_BRIEF_. Nothing may be dropped or altered: reproduce all the data.

_DATA EXTRACT_.
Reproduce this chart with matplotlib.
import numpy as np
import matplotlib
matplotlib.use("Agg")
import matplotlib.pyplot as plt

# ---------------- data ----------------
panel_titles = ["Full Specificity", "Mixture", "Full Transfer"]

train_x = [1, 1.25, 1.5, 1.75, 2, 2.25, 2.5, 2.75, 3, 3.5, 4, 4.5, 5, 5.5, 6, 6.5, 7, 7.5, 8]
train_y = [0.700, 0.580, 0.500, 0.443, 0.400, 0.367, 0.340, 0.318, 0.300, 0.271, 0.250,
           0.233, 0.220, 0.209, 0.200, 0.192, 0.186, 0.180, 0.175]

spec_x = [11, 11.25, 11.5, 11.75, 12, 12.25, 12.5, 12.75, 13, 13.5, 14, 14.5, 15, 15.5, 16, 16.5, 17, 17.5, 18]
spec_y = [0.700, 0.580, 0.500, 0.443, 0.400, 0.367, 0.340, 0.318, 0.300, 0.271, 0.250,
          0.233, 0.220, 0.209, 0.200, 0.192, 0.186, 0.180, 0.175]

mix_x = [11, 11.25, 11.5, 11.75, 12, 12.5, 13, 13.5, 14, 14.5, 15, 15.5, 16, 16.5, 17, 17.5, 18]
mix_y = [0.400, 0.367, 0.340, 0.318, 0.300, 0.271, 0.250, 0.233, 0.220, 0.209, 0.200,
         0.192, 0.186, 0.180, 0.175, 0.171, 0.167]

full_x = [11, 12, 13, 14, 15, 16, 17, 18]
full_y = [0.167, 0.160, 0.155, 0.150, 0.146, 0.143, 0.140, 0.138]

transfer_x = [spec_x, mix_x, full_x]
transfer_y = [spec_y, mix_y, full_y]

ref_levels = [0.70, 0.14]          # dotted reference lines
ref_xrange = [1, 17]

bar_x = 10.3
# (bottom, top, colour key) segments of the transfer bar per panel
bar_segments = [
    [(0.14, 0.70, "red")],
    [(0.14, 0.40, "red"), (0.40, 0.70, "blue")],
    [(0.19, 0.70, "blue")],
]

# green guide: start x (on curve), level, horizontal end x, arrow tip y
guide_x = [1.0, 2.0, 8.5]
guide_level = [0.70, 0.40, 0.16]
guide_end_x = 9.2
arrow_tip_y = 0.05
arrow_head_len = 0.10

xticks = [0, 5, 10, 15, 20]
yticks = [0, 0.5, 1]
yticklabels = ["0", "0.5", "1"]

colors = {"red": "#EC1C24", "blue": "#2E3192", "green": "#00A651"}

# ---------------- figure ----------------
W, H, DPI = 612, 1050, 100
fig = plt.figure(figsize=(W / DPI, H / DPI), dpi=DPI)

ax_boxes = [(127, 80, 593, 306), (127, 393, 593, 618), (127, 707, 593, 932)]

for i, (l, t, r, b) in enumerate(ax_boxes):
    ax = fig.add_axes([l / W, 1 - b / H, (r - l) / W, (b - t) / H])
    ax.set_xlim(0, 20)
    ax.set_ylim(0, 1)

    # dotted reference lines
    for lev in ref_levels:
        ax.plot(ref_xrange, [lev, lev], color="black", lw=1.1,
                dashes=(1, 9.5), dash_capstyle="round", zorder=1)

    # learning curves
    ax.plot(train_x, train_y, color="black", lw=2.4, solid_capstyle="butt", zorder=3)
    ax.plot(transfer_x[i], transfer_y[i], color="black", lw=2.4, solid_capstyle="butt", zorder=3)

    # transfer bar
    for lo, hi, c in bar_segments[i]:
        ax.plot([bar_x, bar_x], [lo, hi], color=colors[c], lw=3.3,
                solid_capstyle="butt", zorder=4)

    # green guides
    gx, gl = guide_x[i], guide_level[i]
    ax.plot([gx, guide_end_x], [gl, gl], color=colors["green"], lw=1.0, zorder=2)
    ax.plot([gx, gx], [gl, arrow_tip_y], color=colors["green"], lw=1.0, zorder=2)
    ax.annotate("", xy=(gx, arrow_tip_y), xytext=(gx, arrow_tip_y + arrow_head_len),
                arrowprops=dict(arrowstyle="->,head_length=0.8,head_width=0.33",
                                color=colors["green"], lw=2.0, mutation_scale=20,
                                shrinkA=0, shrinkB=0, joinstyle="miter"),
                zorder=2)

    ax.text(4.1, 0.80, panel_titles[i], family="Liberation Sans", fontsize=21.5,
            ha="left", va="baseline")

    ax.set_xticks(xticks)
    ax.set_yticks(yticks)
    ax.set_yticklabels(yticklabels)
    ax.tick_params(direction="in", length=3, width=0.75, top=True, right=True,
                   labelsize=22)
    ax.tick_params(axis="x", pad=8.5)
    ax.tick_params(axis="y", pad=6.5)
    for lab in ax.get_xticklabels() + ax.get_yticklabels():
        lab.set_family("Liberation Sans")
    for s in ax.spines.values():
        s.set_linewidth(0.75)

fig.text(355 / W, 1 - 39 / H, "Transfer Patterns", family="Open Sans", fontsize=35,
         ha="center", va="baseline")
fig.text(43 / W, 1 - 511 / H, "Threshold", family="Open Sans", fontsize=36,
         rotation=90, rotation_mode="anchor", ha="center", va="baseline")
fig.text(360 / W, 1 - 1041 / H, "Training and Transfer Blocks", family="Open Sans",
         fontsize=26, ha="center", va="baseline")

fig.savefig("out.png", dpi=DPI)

_WRITTEN SOLUTION_.
Reproduce this chart with matplotlib.
import numpy as np
import matplotlib
matplotlib.use("Agg")
import matplotlib.pyplot as plt

# ---------------- data ----------------
panel_titles = ["Full Specificity", "Mixture", "Full Transfer"]

train_x = [1, 1.25, 1.5, 1.75, 2, 2.25, 2.5, 2.75, 3, 3.5, 4, 4.5, 5, 5.5, 6, 6.5, 7, 7.5, 8]
train_y = [0.700, 0.580, 0.500, 0.443, 0.400, 0.367, 0.340, 0.318, 0.300, 0.271, 0.250,
           0.233, 0.220, 0.209, 0.200, 0.192, 0.186, 0.180, 0.175]

spec_x = [11, 11.25, 11.5, 11.75, 12, 12.25, 12.5, 12.75, 13, 13.5, 14, 14.5, 15, 15.5, 16, 16.5, 17, 17.5, 18]
spec_y = [0.700, 0.580, 0.500, 0.443, 0.400, 0.367, 0.340, 0.318, 0.300, 0.271, 0.250,
          0.233, 0.220, 0.209, 0.200, 0.192, 0.186, 0.180, 0.175]

mix_x = [11, 11.25, 11.5, 11.75, 12, 12.5, 13, 13.5, 14, 14.5, 15, 15.5, 16, 16.5, 17, 17.5, 18]
mix_y = [0.400, 0.367, 0.340, 0.318, 0.300, 0.271, 0.250, 0.233, 0.220, 0.209, 0.200,
         0.192, 0.186, 0.180, 0.175, 0.171, 0.167]

full_x = [11, 12, 13, 14, 15, 16, 17, 18]
full_y = [0.167, 0.160, 0.155, 0.150, 0.146, 0.143, 0.140, 0.138]

transfer_x = [spec_x, mix_x, full_x]
transfer_y = [spec_y, mix_y, full_y]

ref_levels = [0.70, 0.14]          # dotted reference lines
ref_xrange = [1, 17]

bar_x = 10.3
# (bottom, top, colour key) segments of the transfer bar per panel
bar_segments = [
    [(0.14, 0.70, "red")],
    [(0.14, 0.40, "red"), (0.40, 0.70, "blue")],
    [(0.19, 0.70, "blue")],
]

# green guide: start x (on curve), level, horizontal end x, arrow tip y
guide_x = [1.0, 2.0, 8.5]
guide_level = [0.70, 0.40, 0.16]
guide_end_x = 9.2
arrow_tip_y = 0.05
arrow_head_len = 0.10

xticks = [0, 5, 10, 15, 20]
yticks = [0, 0.5, 1]
yticklabels = ["0", "0.5", "1"]

colors = {"red": "#EC1C24", "blue": "#2E3192", "green": "#00A651"}

# ---------------- figure ----------------
W, H, DPI = 612, 1050, 100
fig = plt.figure(figsize=(W / DPI, H / DPI), dpi=DPI)

ax_boxes = [(127, 80, 593, 306), (127, 393, 593, 618), (127, 707, 593, 932)]

for i, (l, t, r, b) in enumerate(ax_boxes):
    ax = fig.add_axes([l / W, 1 - b / H, (r - l) / W, (b - t) / H])
    ax.set_xlim(0, 20)
    ax.set_ylim(0, 1)

    # dotted reference lines
    for lev in ref_levels:
        ax.plot(ref_xrange, [lev, lev], color="black", lw=1.1,
                dashes=(1, 9.5), dash_capstyle="round", zorder=1)

    # learning curves
    ax.plot(train_x, train_y, color="black", lw=2.4, solid_capstyle="butt", zorder=3)
    ax.plot(transfer_x[i], transfer_y[i], color="black", lw=2.4, solid_capstyle="butt", zorder=3)

    # transfer bar
    for lo, hi, c in bar_segments[i]:
        ax.plot([bar_x, bar_x], [lo, hi], color=colors[c], lw=3.3,
                solid_capstyle="butt", zorder=4)

    # green guides
    gx, gl = guide_x[i], guide_level[i]
    ax.plot([gx, guide_end_x], [gl, gl], color=colors["green"], lw=1.0, zorder=2)
    ax.plot([gx, gx], [gl, arrow_tip_y], color=colors["green"], lw=1.0, zorder=2)
    ax.annotate("", xy=(gx, arrow_tip_y), xytext=(gx, arrow_tip_y + arrow_head_len),
                arrowprops=dict(arrowstyle="->,head_length=0.8,head_width=0.33",
                                color=colors["green"], lw=2.0, mutation_scale=20,
                                shrinkA=0, shrinkB=0, joinstyle="miter"),
                zorder=2)

    ax.text(4.1, 0.80, panel_titles[i], family="Liberation Sans", fontsize=21.5,
            ha="left", va="baseline")

    ax.set_xticks(xticks)
    ax.set_yticks(yticks)
    ax.set_yticklabels(yticklabels)
    ax.tick_params(direction="in", length=3, width=0.75, top=True, right=True,
                   labelsize=22)
    ax.tick_params(axis="x", pad=8.5)
    ax.tick_params(axis="y", pad=6.5)
    for lab in ax.get_xticklabels() + ax.get_yticklabels():
        lab.set_family("Liberation Sans")
    for s in ax.spines.values():
        s.set_linewidth(0.75)

fig.text(355 / W, 1 - 39 / H, "Transfer Patterns", family="Open Sans", fontsize=35,
         ha="center", va="baseline")
fig.text(43 / W, 1 - 511 / H, "Threshold", family="Open Sans", fontsize=36,
         rotation=90, rotation_mode="anchor", ha="center", va="baseline")
fig.text(360 / W, 1 - 1041 / H, "Training and Transfer Blocks", family="Open Sans",
         fontsize=26, ha="center", va="baseline")

fig.savefig("out.png", dpi=DPI)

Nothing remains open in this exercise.